Here I'm introducing the first causal diagram to familiarize you with the concept.  Each line of letters corresponds to a juggler (B on top and A on bottom).  Each arrow represents a throw--a self if it stays on the same line, a pass if the arrow changes lines.  Begin reading the diagram left-to-right, thus (R=Right, L=Left):
- B : RH pass to A
- A : LH self
- A : RH self
- A : LH self
- A : RH self
- A : LH pass to B
- B : RH self
- .... etc

To learn everything there is to know about causal diagrams, see causal diagrams and siteswaps in passing.

#### 3-count (2 selfs)

You may find 3-count too fast at first, barely having enough time to stabilize your pattern before you have to pass again already.  What you're going to do is, when a club is coming toward your left hand:  LH self (so you can catch the club), RH self, LH pass.  An easy way to know what you have to do is to take note that the club you'll be passing is the same as the one you just caught.  In other words, if you take one red club and four white ones, you should be able to pass the red one back and forth while each juggler keeps the same two white clubs.

The causal diagram is here so that you can look at it and compare it to 5-count.

Also try the non-ambidextrous exercises below, which will also be useful for you, and then you can try them on the right side AND the left!  Then you can try your first 6-clubs patterns.

### Non-ambidextrous rhythms

B starts with 3 clubs (2 in the right hand and 1 in the left hand) and A with 2 (1 in each hand).  Then it goes like this (differences between this and ambidextrous rhythms are in bold italics):

• B passes with the RH (figure 1)
• A starts juggling by making a LH self, which allows him to catch the club thrown by B since the left hand is now empty (figure 2).
• A continues to juggle, B waits (figures 2, 3, 4)
• When A is ready (as soon as he's stabilized his pattern), he makes a pass to B with his right hand (figure 5)
• B throws a LH self to begin juggling, which allows him to catch A's pass (figure 6)
• B continues to juggle, A waits (figures 6 and 7)
• When B is ready, he makes a pass to A with his right hand (back to figure 1, repeat)
 1 2 3 4 5 6 7 B's pass solo juggling for A A's pass solo juggling for B

As soon as one of the two of you feels comfortable with this exercise, (the other should get there too, but it's not necessary for both to do this at the same time), that person may try to pass the club a certain (predefined) time after having caught it.  This is a matter of deciding upon a fixed number of selfs that you will make between the moment you catch and the moment you throw back.  With 6 clubs, the 2 jugglers must make their passes at the same time, and they have to make exactly the same number of selfs after catching a pass in order to throw the next pass at the same time (otherwise there will be 4 clubs on one side and 2 on the other).

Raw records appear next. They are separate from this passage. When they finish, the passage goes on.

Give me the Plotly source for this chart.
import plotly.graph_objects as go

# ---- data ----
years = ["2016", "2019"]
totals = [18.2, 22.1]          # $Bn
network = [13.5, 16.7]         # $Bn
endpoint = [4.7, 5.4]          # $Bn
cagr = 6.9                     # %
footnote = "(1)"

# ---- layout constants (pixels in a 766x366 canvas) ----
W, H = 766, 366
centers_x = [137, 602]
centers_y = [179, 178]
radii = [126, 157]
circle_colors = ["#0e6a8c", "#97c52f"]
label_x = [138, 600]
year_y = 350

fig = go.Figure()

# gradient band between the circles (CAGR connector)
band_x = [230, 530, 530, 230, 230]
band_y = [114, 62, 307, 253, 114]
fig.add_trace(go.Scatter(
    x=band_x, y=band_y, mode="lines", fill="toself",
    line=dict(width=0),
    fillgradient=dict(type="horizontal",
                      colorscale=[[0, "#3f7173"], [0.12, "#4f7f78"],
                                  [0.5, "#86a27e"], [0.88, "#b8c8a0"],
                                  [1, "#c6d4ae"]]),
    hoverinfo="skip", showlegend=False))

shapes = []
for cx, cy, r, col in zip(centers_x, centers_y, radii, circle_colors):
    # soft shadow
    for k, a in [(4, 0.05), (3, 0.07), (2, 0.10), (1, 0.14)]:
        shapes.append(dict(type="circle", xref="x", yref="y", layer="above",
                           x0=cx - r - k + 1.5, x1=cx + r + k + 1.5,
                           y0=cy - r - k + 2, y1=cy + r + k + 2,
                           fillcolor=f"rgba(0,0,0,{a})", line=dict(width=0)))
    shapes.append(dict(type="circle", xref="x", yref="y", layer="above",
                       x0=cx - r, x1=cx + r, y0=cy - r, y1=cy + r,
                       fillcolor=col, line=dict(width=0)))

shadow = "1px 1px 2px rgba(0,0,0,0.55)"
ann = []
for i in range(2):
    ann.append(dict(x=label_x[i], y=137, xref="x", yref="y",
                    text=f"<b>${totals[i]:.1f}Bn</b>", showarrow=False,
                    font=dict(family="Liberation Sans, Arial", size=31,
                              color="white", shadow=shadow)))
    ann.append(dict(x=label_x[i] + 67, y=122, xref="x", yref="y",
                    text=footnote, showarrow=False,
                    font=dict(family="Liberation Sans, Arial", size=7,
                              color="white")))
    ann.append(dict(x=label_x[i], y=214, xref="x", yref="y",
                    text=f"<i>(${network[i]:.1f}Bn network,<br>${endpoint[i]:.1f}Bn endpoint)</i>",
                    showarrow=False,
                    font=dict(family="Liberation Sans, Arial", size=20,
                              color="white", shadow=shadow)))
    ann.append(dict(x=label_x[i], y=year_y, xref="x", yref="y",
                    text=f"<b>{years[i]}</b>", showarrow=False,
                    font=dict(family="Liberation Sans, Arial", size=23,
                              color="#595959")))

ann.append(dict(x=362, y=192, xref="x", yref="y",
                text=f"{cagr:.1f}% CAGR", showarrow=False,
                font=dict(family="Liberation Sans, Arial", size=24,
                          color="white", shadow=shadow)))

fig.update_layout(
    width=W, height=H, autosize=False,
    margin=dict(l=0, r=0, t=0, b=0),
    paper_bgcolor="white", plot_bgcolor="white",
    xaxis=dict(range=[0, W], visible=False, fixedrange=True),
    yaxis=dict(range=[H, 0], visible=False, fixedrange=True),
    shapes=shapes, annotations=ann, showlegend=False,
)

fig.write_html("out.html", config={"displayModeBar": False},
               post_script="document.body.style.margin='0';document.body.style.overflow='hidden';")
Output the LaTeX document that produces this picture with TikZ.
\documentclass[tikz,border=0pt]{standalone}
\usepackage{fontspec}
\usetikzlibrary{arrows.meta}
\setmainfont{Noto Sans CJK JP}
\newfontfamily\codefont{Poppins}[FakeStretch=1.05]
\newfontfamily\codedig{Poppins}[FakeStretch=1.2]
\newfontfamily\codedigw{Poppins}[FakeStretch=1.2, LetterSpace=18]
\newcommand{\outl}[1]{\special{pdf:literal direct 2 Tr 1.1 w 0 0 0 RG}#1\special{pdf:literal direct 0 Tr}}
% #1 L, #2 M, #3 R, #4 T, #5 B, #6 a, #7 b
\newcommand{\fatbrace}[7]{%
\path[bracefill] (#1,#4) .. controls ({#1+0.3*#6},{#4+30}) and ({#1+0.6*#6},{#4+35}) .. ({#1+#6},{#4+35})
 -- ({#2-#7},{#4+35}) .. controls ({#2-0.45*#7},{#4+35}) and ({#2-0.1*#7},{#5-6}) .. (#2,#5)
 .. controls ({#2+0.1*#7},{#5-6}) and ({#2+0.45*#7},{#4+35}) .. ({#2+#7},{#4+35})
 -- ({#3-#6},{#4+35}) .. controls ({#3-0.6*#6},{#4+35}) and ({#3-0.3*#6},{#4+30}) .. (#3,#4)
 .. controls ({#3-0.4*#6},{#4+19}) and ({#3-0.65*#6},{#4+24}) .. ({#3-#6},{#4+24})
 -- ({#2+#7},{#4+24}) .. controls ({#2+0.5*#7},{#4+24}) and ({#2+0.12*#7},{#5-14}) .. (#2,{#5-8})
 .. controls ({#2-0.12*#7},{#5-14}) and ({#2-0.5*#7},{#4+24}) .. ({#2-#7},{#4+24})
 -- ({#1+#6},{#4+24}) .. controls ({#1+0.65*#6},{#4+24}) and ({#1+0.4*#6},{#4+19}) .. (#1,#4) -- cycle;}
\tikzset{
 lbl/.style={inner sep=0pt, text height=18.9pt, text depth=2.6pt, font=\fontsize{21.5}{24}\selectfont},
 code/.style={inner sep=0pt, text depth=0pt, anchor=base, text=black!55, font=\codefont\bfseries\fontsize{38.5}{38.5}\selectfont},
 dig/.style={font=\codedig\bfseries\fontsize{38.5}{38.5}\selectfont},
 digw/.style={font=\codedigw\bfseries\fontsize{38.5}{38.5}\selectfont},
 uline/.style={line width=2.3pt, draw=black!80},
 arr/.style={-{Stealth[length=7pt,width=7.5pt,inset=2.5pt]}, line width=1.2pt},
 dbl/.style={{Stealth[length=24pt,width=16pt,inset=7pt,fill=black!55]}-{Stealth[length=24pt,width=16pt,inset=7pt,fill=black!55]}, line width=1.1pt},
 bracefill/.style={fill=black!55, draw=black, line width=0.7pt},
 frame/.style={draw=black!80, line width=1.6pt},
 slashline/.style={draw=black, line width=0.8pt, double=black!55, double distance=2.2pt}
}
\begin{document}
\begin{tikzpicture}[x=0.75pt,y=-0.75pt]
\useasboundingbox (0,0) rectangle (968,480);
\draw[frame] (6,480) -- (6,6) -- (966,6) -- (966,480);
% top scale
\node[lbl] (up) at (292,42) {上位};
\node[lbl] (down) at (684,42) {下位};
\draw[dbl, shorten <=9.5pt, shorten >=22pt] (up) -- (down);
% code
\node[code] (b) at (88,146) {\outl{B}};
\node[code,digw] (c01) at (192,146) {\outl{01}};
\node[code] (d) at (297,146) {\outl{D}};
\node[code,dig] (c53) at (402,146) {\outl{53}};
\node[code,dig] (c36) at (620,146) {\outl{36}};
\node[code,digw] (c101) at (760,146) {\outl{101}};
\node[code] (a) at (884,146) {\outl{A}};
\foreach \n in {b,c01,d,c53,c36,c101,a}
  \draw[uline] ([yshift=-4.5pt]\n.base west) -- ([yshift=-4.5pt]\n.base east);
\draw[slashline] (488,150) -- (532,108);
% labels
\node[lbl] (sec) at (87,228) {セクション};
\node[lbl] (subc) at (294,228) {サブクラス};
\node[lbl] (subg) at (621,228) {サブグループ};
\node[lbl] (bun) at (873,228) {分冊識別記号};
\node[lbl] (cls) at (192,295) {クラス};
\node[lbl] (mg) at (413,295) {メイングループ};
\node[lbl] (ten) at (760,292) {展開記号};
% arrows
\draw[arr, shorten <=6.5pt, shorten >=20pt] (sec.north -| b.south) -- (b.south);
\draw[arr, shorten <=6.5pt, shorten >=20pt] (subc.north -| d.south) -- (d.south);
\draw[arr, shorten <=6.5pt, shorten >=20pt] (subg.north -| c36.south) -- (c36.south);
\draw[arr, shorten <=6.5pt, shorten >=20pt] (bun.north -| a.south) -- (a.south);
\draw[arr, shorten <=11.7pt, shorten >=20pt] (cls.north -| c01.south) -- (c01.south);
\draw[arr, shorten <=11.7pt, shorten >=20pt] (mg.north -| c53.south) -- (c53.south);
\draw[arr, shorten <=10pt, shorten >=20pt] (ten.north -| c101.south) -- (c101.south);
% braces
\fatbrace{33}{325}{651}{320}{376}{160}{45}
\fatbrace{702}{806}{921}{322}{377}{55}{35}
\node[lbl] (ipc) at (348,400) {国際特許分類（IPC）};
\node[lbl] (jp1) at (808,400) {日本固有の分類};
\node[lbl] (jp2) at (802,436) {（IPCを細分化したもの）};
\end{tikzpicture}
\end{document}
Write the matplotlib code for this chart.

With classic non-ambidextrous rhythms, you can choose any odd number to decide how many selfs you're going to make between catching a pass and making one.  I suggest trying 5 selfs to begin with (6-count), then try with 3 selfs (4-count).

In 6-count, you throw back the club that you just caught as soon as it arrives in your right hand (if you caught it in your left hand).  In 4-count, you pass the club that is in your right hand when the club that you caught gets there.  It all comes down to throwing a pass instead of a 4th self (which is how we get 4-count, and it's similar for all n-count).

This is the causal diagram of 4-count with 5 clubs (see above notes on 5-count for a quick explanation, or to learn more about causal diagrams, see causal diagrams and siteswaps in passing).

When this becomes easy for you, you are ready for your first 6-clubs patterns.